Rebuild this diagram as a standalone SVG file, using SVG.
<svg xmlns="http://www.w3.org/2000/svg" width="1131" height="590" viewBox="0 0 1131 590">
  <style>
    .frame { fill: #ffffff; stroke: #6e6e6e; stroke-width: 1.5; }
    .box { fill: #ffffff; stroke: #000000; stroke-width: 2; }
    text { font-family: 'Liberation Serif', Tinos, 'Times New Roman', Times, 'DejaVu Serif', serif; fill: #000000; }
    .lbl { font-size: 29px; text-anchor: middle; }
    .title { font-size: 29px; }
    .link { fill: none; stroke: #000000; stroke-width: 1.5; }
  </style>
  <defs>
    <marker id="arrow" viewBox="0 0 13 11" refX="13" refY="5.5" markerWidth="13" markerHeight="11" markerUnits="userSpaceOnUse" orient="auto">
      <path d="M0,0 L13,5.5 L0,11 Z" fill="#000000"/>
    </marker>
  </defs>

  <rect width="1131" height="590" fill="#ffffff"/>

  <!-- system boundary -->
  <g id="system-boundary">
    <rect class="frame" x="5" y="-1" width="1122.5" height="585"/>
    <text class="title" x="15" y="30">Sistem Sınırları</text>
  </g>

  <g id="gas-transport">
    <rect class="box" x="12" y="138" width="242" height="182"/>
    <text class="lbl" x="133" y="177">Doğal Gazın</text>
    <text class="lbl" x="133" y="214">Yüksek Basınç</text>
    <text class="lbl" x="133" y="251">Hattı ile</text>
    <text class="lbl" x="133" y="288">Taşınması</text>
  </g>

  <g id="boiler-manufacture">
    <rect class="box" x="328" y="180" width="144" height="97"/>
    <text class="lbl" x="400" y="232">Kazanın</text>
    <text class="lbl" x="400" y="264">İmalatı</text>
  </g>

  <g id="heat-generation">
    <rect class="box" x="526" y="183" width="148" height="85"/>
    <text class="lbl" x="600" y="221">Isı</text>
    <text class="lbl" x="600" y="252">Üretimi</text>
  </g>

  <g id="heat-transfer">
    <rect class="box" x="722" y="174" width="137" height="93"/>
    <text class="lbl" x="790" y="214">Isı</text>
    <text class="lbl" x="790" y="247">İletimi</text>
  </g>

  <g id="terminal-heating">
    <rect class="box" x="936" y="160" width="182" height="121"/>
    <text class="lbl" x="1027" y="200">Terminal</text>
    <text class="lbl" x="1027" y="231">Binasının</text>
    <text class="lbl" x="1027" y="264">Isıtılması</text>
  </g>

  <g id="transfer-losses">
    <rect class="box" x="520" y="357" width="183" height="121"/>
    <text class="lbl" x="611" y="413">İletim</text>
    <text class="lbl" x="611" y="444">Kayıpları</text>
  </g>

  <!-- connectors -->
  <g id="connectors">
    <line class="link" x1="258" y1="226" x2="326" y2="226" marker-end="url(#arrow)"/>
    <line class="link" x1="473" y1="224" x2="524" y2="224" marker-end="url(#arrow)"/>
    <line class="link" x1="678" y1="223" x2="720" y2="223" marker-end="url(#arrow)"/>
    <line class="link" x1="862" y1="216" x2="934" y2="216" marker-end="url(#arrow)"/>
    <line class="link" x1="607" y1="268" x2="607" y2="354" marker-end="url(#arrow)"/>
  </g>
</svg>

##############################

§ Exercise description: Every line of the material must be returned exactly as it appears.

§ Response to the task:
Rebuild this diagram as a standalone SVG file, using SVG.
<svg xmlns="http://www.w3.org/2000/svg" width="1131" height="590" viewBox="0 0 1131 590">
  <style>
    .frame { fill: #ffffff; stroke: #6e6e6e; stroke-width: 1.5; }
    .box { fill: #ffffff; stroke: #000000; stroke-width: 2; }
    text { font-family: 'Liberation Serif', Tinos, 'Times New Roman', Times, 'DejaVu Serif', serif; fill: #000000; }
    .lbl { font-size: 29px; text-anchor: middle; }
    .title { font-size: 29px; }
    .link { fill: none; stroke: #000000; stroke-width: 1.5; }
  </style>
  <defs>
    <marker id="arrow" viewBox="0 0 13 11" refX="13" refY="5.5" markerWidth="13" markerHeight="11" markerUnits="userSpaceOnUse" orient="auto">
      <path d="M0,0 L13,5.5 L0,11 Z" fill="#000000"/>
    </marker>
  </defs>

  <rect width="1131" height="590" fill="#ffffff"/>

  <!-- system boundary -->
  <g id="system-boundary">
    <rect class="frame" x="5" y="-1" width="1122.5" height="585"/>
    <text class="title" x="15" y="30">Sistem Sınırları</text>
  </g>

  <g id="gas-transport">
    <rect class="box" x="12" y="138" width="242" height="182"/>
    <text class="lbl" x="133" y="177">Doğal Gazın</text>
    <text class="lbl" x="133" y="214">Yüksek Basınç</text>
    <text class="lbl" x="133" y="251">Hattı ile</text>
    <text class="lbl" x="133" y="288">Taşınması</text>
  </g>

  <g id="boiler-manufacture">
    <rect class="box" x="328" y="180" width="144" height="97"/>
    <text class="lbl" x="400" y="232">Kazanın</text>
    <text class="lbl" x="400" y="264">İmalatı</text>
  </g>

  <g id="heat-generation">
    <rect class="box" x="526" y="183" width="148" height="85"/>
    <text class="lbl" x="600" y="221">Isı</text>
    <text class="lbl" x="600" y="252">Üretimi</text>
  </g>

  <g id="heat-transfer">
    <rect class="box" x="722" y="174" width="137" height="93"/>
    <text class="lbl" x="790" y="214">Isı</text>
    <text class="lbl" x="790" y="247">İletimi</text>
  </g>

  <g id="terminal-heating">
    <rect class="box" x="936" y="160" width="182" height="121"/>
    <text class="lbl" x="1027" y="200">Terminal</text>
    <text class="lbl" x="1027" y="231">Binasının</text>
    <text class="lbl" x="1027" y="264">Isıtılması</text>
  </g>

  <g id="transfer-losses">
    <rect class="box" x="520" y="357" width="183" height="121"/>
    <text class="lbl" x="611" y="413">İletim</text>
    <text class="lbl" x="611" y="444">Kayıpları</text>
  </g>

  <!-- connectors -->
  <g id="connectors">
    <line class="link" x1="258" y1="226" x2="326" y2="226" marker-end="url(#arrow)"/>
    <line class="link" x1="473" y1="224" x2="524" y2="224" marker-end="url(#arrow)"/>
    <line class="link" x1="678" y1="223" x2="720" y2="223" marker-end="url(#arrow)"/>
    <line class="link" x1="862" y1="216" x2="934" y2="216" marker-end="url(#arrow)"/>
    <line class="link" x1="607" y1="268" x2="607" y2="354" marker-end="url(#arrow)"/>
  </g>
</svg>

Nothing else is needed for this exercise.